1.《ネタバレ》 まず1960年代の新宿の風景を観ることができただけでも満足。
新宿にたむろする3人の青年。
お金もなく、女にももてず、将来の展望もない3人。
そんな3人が、6畳一間のボロアパートに住んでいる。
これだけの設定で既に面白いと予感した。
作品名や性描写などは過激な部分もあるが、それは一つの表現方法であって、あくまで本作が訴えたかったのは、やり場のない若者が鬱屈し、そしてその欲求のはけ口を見つけられないまま、性欲にはしる。
その結果、待っていたものは、社会により抹殺されるという結末。
なんという救いの無い話なんだろうか。
学生運動が盛んだった時代背景もあり、その学生運動にすら興味を持てない若者は、結局は社会の隅に追いやられ、行き場をなくす。
現代日本においても、不景気続きで、似たような窮地に追い込まれている若者も多いかもしれない。

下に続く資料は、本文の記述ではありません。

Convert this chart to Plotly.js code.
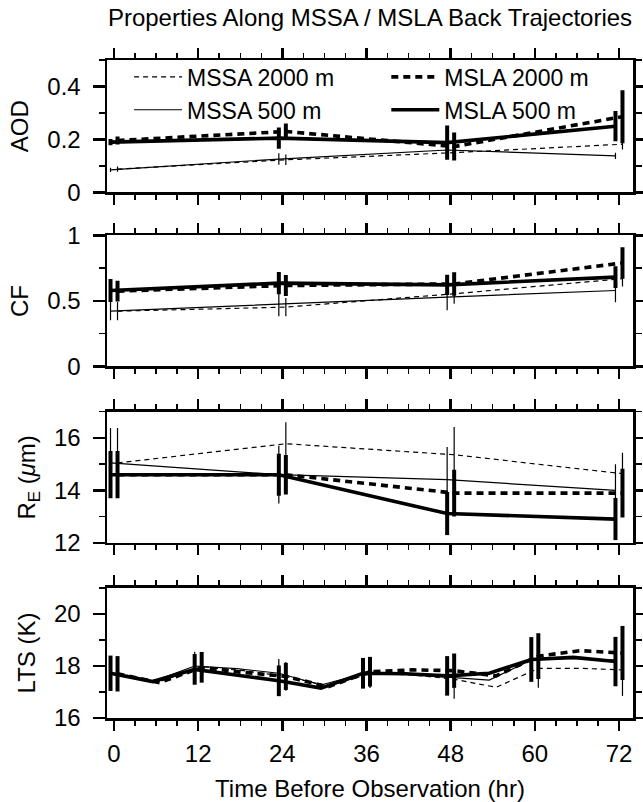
<!DOCTYPE html>
<html><head><meta charset="utf-8">
<script src="https://cdn.plot.ly/plotly-3.0.1.min.js"></script>
<style>html,body{margin:0;padding:0;background:#fff}#chart{width:643px;height:802px}</style>
</head><body><div id="chart"></div>
<script>
// ---------------- data ----------------
const hours = [0, 24, 48, 72];
const ltsHours = [0, 6, 12, 18, 24, 30, 36, 42, 48, 54, 60, 66, 72];
const xTickVals = [0, 12, 24, 36, 48, 60, 72];
const xTickText = ['0', '12', '24', '36', '48', '60', '72'];

// AOD
const aodMssa2000 = [0.088, 0.123, 0.150, 0.182];
const aodMssa500  = [0.085, 0.126, 0.160, 0.138];
const aodMsla2000 = [0.196, 0.230, 0.173, 0.286];
const aodMsla500  = [0.190, 0.205, 0.188, 0.250];
const aodMssa2000Err = [0.010, 0.020, 0.020, 0.020];
const aodMssa500Err  = [0.008, 0.022, 0.020, 0.012];
const aodMsla2000Err = [0.015, 0.030, 0.053, 0.100];
const aodMsla500Err  = [0.012, 0.040, 0.065, 0.057];

// CF
const cfMssa2000 = [0.422, 0.453, 0.555, 0.670];
const cfMssa500  = [0.422, 0.478, 0.530, 0.580];
const cfMsla2000 = [0.575, 0.618, 0.630, 0.790];
const cfMsla500  = [0.580, 0.636, 0.623, 0.682];
const cfMssa2000Err = [0.070, 0.070, 0.077, 0.060];
const cfMssa500Err  = [0.070, 0.095, 0.100, 0.090];
const cfMsla2000Err = [0.080, 0.080, 0.090, 0.120];
const cfMsla500Err  = [0.087, 0.085, 0.077, 0.083];

// Effective radius
const reMssa2000 = [15.05, 15.78, 15.36, 14.64];
const reMssa500  = [15.05, 14.60, 14.41, 14.00];
const reMsla2000 = [14.60, 14.60, 13.90, 13.90];
const reMsla500  = [14.60, 14.60, 13.12, 12.91];
const reMssa2000Err = [1.33, 0.82, 1.06, 0.80];
const reMssa500Err  = [1.33, 1.10, 1.25, 1.00];
const reMsla2000Err = [0.90, 0.75, 0.89, 0.93];
const reMsla500Err  = [0.90, 0.80, 0.82, 0.80];

// LTS
const ltsMssa2000 = [17.72, 17.40, 17.97, 17.82, 17.60, 17.24, 17.70, 17.66, 17.49, 17.18, 17.91, 17.91, 17.85];
const ltsMssa500  = [17.72, 17.40, 18.00, 17.90, 17.72, 17.27, 17.70, 17.70, 17.57, 17.46, 18.23, 18.29, 18.23];
const ltsMsla2000 = [17.70, 17.36, 17.95, 17.75, 17.60, 17.20, 17.78, 17.85, 17.82, 17.62, 18.38, 18.59, 18.50];
const ltsMsla500  = [17.72, 17.40, 17.87, 17.66, 17.43, 17.15, 17.72, 17.70, 17.62, 17.72, 18.25, 18.33, 18.17];
const ltsMssa2000Err = [0.60, null, 0.55, null, 0.55, null, 0.55, null, 0.75, null, 0.75, null, 1.00];
const ltsMssa500Err  = [0.60, null, 0.55, null, 0.55, null, 0.55, null, 0.60, null, 0.75, null, 0.80];
const ltsMsla2000Err = [0.68, null, 0.59, null, 0.52, null, 0.57, null, 0.66, null, 0.88, null, 1.04];
const ltsMsla500Err  = [0.68, null, 0.59, null, 0.59, null, 0.59, null, 0.76, null, 0.86, null, 0.95];

// ---------------- build ----------------
const FONT = 'Liberation Sans, Arial, Helvetica, sans-serif';
const FS = 24;

const series = [
  {name: 'MSSA 2000 m', key: 'mssa2000', width: 1.2, dash: '5px,4px', errThick: 1.2, off: 0.5, legend: 'legend'},
  {name: 'MSSA 500 m',  key: 'mssa500',  width: 1.2, dash: 'solid',   errThick: 1.2, off: -0.5, legend: 'legend'},
  {name: 'MSLA 2000 m', key: 'msla2000', width: 3.6, dash: '7px,5px', errThick: 4, off: 0.5, legend: 'legend2'},
  {name: 'MSLA 500 m',  key: 'msla500',  width: 3.6, dash: 'solid',   errThick: 4, off: -0.5, legend: 'legend2'}
];

const panels = [
  {x: hours, vals: {mssa2000: aodMssa2000, mssa500: aodMssa500, msla2000: aodMsla2000, msla500: aodMsla500},
   errs: {mssa2000: aodMssa2000Err, mssa500: aodMssa500Err, msla2000: aodMsla2000Err, msla500: aodMsla500Err},
   title: 'AOD', range: [0, 0.5], dtick: 0.2, minor: 0.1},
  {x: hours, vals: {mssa2000: cfMssa2000, mssa500: cfMssa500, msla2000: cfMsla2000, msla500: cfMsla500},
   errs: {mssa2000: cfMssa2000Err, mssa500: cfMssa500Err, msla2000: cfMsla2000Err, msla500: cfMsla500Err},
   title: 'CF', range: [0, 1], dtick: 0.5, minor: 0.25},
  {x: hours, vals: {mssa2000: reMssa2000, mssa500: reMssa500, msla2000: reMsla2000, msla500: reMsla500},
   errs: {mssa2000: reMssa2000Err, mssa500: reMssa500Err, msla2000: reMsla2000Err, msla500: reMsla500Err},
   title: 'R<sub>E</sub> (<i>μ</i>m)', range: [12, 17], dtick: 2, minor: 1},
  {x: ltsHours, vals: {mssa2000: ltsMssa2000, mssa500: ltsMssa500, msla2000: ltsMsla2000, msla500: ltsMsla500},
   errs: {mssa2000: ltsMssa2000Err, mssa500: ltsMssa500Err, msla2000: ltsMsla2000Err, msla500: ltsMsla500Err},
   title: 'LTS (K)', range: [16, 21], dtick: 2, minor: 1}
];

const domains = [[0.7988, 1.0], [0.5343, 0.7333], [0.266, 0.4655], [0.0, 0.1976]];

const traces = [];
panels.forEach((p, i) => {
  const sfx = i === 0 ? '' : String(i + 1);
  series.forEach(s => {
    traces.push({
      type: 'scatter', mode: 'lines', name: s.name,
      x: p.x.map(h => h + s.off), y: p.vals[s.key],
      line: {color: '#000', width: s.width, dash: s.dash},
      error_y: {type: 'data', array: p.errs[s.key], visible: true, thickness: s.errThick, width: 0, color: '#000'},
      xaxis: 'x' + sfx, yaxis: 'y' + sfx,
      showlegend: i === 0, legend: s.legend, hoverinfo: 'skip'
    });
  });
});

const legendBase = {y: 1.007, xanchor: 'left', yanchor: 'top', bgcolor: 'rgba(0,0,0,0)', borderwidth: 0,
  font: {family: FONT, size: 23, color: '#000'}, tracegroupgap: 0, itemwidth: 48};

const layout = {
  width: 643, height: 802,
  margin: {l: 107, r: 10, t: 60, b: 84},
  paper_bgcolor: '#fff', plot_bgcolor: '#fff',
  font: {family: FONT, size: FS, color: '#000'},
  title: {text: 'Properties Along MSSA / MSLA Back Trajectories', x: 0.5, xref: 'paper', xanchor: 'center',
          y: 1 - 18 / 802, yref: 'container', yanchor: 'middle', font: {family: FONT, size: 24, color: '#000'}},
  legend: Object.assign({x: 0.042}, legendBase),
  legend2: Object.assign({x: 0.531}, legendBase),
  showlegend: true
};

panels.forEach((p, i) => {
  const sfx = i === 0 ? '' : String(i + 1);
  const xa = {
    anchor: 'y' + sfx, domain: [0, 1], range: [-1, 74],
    tickmode: 'array', tickvals: xTickVals, ticktext: xTickText,
    ticks: 'outside', ticklen: 10, tickwidth: 2.5, tickcolor: '#000',
    showline: true, linewidth: 2.5, linecolor: '#000', mirror: 'ticks',
    showgrid: false, zeroline: false, showticklabels: i === 3,
    ticklabelstandoff: 3,
    tickfont: {family: FONT, size: FS, color: '#000'},
    minor: {dtick: 3, tick0: 0, ticks: 'outside', ticklen: 5, tickwidth: 1.5, tickcolor: '#000', showgrid: false}
  };
  if (i === 3) xa.title = {text: 'Time Before Observation (hr)', font: {family: FONT, size: FS, color: '#000'}, standoff: 14};
  layout['xaxis' + sfx] = xa;
  layout['yaxis' + sfx] = {
    anchor: 'x' + sfx, domain: domains[i], range: p.range,
    dtick: p.dtick, tick0: 0,
    ticks: 'outside', ticklen: 12, tickwidth: 2.5, tickcolor: '#000',
    showline: true, linewidth: 2.5, linecolor: '#000', mirror: 'ticks',
    showgrid: false, zeroline: false, ticklabelstandoff: 7,
    tickfont: {family: FONT, size: FS, color: '#000'},
    minor: {dtick: p.minor, ticks: 'outside', ticklen: 6, tickwidth: 1.5, tickcolor: '#000', showgrid: false},
    title: {text: p.title, font: {family: FONT, size: FS, color: '#000'}, standoff: 12}
  };
});

Plotly.newPlot('chart', traces, layout, {displayModeBar: false, staticPlot: true});
</script>
</body></html>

そんな若者達が、どうしたらそんな境遇から自力で抜け出せるのか。
それを真剣に考えさせられた。
単なるポルノ的作品ではなく、社会派的な要素も持った作品で、新宿に当時、確かに存在したであろう、ジメジメとした実に陰鬱な世界をリアルに描いており、この時代の新宿に興味がある私にとっては、十分に楽しめる作品だった。